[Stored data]

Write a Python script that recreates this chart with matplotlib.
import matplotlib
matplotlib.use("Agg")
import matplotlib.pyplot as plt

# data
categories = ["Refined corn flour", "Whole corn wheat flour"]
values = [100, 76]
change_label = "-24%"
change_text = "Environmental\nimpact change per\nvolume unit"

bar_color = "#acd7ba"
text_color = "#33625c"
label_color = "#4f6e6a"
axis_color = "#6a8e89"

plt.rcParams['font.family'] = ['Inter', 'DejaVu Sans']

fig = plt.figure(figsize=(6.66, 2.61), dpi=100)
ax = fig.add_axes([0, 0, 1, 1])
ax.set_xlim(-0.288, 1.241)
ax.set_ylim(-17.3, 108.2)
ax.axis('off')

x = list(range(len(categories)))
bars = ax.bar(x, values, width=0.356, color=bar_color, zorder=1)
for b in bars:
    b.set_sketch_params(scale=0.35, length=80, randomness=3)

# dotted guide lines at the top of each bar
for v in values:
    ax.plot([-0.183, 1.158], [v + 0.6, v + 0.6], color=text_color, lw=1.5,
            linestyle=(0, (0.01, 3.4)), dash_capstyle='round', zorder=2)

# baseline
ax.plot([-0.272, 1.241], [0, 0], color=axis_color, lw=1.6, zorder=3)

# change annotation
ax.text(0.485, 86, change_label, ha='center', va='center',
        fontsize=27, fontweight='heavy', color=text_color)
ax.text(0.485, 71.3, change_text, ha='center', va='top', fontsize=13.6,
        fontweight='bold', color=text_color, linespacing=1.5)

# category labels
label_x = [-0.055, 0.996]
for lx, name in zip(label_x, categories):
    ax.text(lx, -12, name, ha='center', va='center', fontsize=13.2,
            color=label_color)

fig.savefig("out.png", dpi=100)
* * *
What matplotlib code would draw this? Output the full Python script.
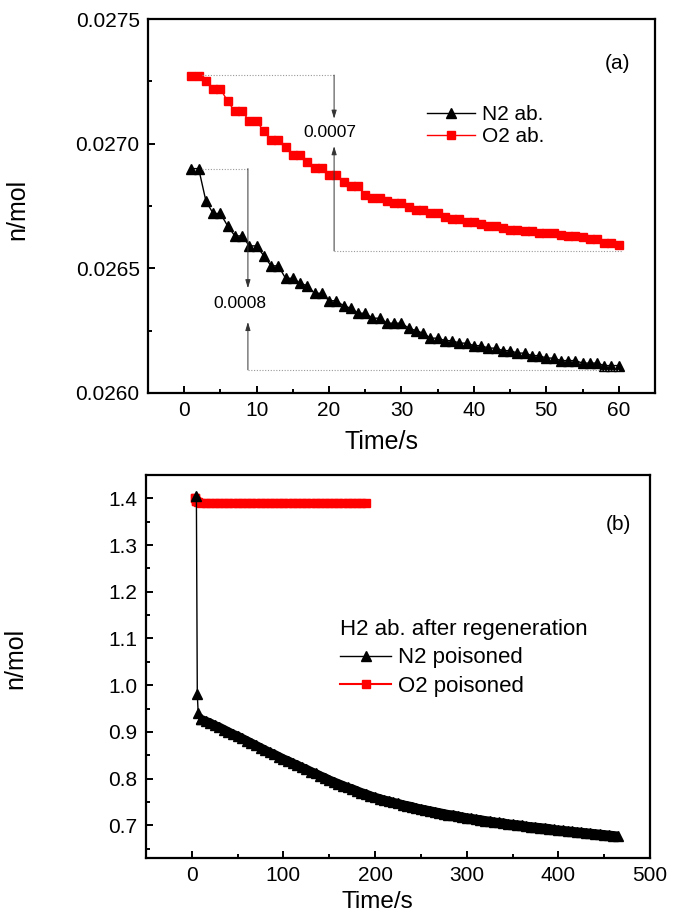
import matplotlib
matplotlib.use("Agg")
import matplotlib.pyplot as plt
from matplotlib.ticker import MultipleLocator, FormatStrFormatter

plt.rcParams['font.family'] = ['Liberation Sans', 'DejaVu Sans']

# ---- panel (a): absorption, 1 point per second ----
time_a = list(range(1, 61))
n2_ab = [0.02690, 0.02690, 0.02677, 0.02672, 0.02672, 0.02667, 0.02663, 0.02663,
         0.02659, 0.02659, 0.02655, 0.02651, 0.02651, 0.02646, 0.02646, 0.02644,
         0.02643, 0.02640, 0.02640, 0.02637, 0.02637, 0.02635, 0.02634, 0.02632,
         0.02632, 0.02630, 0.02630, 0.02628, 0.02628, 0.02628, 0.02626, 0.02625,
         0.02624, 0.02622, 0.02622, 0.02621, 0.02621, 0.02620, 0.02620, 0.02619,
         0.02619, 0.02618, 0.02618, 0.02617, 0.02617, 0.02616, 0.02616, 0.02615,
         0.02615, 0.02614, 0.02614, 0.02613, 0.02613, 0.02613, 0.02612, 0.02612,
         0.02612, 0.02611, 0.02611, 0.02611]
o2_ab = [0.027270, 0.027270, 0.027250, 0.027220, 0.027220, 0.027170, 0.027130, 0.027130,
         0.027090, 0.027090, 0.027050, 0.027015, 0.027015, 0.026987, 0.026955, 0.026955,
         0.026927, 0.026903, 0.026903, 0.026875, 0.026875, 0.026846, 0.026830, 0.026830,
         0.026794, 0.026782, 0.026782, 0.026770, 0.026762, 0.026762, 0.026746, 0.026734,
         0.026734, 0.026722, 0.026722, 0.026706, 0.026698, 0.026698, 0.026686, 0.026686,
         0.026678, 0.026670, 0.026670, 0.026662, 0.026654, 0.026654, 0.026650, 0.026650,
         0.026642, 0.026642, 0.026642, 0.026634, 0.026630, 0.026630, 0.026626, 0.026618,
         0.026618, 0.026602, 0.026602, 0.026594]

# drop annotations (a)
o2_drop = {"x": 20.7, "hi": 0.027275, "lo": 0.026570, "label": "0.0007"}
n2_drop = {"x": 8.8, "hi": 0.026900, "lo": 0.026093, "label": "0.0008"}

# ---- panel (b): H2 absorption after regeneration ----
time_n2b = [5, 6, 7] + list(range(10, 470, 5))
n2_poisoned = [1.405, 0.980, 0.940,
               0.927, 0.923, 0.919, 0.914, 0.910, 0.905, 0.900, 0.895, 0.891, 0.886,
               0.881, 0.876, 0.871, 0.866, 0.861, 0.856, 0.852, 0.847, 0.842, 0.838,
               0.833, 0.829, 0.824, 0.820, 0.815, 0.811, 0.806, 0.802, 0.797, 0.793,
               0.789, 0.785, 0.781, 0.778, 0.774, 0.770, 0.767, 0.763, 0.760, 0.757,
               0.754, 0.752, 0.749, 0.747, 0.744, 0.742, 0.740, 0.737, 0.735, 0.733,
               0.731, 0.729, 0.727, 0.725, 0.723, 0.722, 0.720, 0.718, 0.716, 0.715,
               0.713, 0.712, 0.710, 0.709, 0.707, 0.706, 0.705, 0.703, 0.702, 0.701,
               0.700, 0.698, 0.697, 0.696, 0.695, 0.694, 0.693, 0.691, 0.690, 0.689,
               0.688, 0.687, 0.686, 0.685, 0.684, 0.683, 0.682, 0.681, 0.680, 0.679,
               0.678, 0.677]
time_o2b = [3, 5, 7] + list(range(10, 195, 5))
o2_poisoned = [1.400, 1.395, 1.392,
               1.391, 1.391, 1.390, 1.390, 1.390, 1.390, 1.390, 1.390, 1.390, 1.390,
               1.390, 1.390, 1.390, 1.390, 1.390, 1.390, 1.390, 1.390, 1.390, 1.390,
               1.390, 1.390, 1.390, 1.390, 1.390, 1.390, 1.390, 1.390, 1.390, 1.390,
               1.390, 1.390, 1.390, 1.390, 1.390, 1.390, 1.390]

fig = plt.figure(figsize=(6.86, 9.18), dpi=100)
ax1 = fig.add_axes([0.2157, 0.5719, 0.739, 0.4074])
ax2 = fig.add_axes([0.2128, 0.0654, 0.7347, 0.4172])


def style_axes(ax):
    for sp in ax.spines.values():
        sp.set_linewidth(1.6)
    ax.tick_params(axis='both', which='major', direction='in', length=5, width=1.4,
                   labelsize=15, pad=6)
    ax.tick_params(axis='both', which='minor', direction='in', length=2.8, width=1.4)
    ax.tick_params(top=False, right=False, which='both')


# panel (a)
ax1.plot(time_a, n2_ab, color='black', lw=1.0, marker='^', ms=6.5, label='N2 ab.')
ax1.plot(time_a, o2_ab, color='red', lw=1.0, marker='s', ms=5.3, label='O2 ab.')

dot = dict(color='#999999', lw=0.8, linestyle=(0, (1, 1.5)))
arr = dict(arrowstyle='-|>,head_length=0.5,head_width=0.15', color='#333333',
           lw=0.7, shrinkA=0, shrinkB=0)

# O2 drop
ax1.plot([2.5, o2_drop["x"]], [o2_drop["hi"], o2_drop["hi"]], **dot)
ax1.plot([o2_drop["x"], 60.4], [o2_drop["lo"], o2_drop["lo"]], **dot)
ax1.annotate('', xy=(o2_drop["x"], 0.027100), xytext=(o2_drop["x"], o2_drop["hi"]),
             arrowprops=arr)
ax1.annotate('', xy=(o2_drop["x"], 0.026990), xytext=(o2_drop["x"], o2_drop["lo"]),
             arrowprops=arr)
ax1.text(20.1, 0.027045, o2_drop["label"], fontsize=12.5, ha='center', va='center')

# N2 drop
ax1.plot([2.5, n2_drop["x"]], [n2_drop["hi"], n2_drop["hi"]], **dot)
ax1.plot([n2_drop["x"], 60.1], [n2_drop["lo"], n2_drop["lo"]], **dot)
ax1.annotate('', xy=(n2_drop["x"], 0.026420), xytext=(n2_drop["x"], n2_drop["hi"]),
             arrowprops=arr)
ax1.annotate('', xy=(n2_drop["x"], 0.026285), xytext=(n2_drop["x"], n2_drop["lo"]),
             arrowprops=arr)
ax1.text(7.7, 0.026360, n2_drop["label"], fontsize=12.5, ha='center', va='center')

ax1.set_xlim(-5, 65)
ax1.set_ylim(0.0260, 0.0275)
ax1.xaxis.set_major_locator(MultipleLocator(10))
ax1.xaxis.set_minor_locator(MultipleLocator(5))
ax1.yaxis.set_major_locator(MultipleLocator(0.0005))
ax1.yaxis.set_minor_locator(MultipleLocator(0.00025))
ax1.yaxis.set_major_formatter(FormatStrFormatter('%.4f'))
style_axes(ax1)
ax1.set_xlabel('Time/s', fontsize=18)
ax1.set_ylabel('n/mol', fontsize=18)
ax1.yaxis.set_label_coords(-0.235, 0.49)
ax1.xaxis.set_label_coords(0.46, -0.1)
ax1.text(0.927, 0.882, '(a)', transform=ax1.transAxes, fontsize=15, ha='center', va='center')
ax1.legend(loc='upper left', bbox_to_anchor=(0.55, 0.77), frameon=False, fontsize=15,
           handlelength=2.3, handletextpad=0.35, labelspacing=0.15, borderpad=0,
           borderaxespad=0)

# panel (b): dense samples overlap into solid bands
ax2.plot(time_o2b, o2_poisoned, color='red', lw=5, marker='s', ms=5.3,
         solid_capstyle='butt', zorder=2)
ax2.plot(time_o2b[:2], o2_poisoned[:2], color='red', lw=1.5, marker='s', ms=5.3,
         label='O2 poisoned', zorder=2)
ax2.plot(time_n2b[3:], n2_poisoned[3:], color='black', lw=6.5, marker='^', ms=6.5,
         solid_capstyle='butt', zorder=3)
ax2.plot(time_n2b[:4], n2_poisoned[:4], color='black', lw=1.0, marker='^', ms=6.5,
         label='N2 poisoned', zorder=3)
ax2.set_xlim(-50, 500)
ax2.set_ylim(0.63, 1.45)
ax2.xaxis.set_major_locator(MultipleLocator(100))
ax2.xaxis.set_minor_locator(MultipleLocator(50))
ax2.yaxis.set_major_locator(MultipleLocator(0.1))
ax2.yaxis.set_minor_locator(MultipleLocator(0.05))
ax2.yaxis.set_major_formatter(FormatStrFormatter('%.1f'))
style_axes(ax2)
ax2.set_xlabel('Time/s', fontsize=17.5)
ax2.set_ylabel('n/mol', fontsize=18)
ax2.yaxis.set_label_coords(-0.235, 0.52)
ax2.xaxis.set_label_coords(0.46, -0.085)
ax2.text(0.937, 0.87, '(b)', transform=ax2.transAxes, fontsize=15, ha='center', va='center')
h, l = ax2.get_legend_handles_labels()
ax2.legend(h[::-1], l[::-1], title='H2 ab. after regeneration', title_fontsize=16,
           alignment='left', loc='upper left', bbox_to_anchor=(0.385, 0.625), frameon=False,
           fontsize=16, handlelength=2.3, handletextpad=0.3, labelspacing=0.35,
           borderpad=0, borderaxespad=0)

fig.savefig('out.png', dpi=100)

*Prompt:* The material above holds pictures; leave them out. Repeat exactly the lines from the one containing "What matplotlib code" through the one containing "plt.rcParams['font.family'] = ['Liberation", and nothing else.

*Correct output:*
What matplotlib code would draw this? Output the full Python script.
import matplotlib
matplotlib.use("Agg")
import matplotlib.pyplot as plt
from matplotlib.ticker import MultipleLocator, FormatStrFormatter

plt.rcParams['font.family'] = ['Liberation Sans', 'DejaVu Sans']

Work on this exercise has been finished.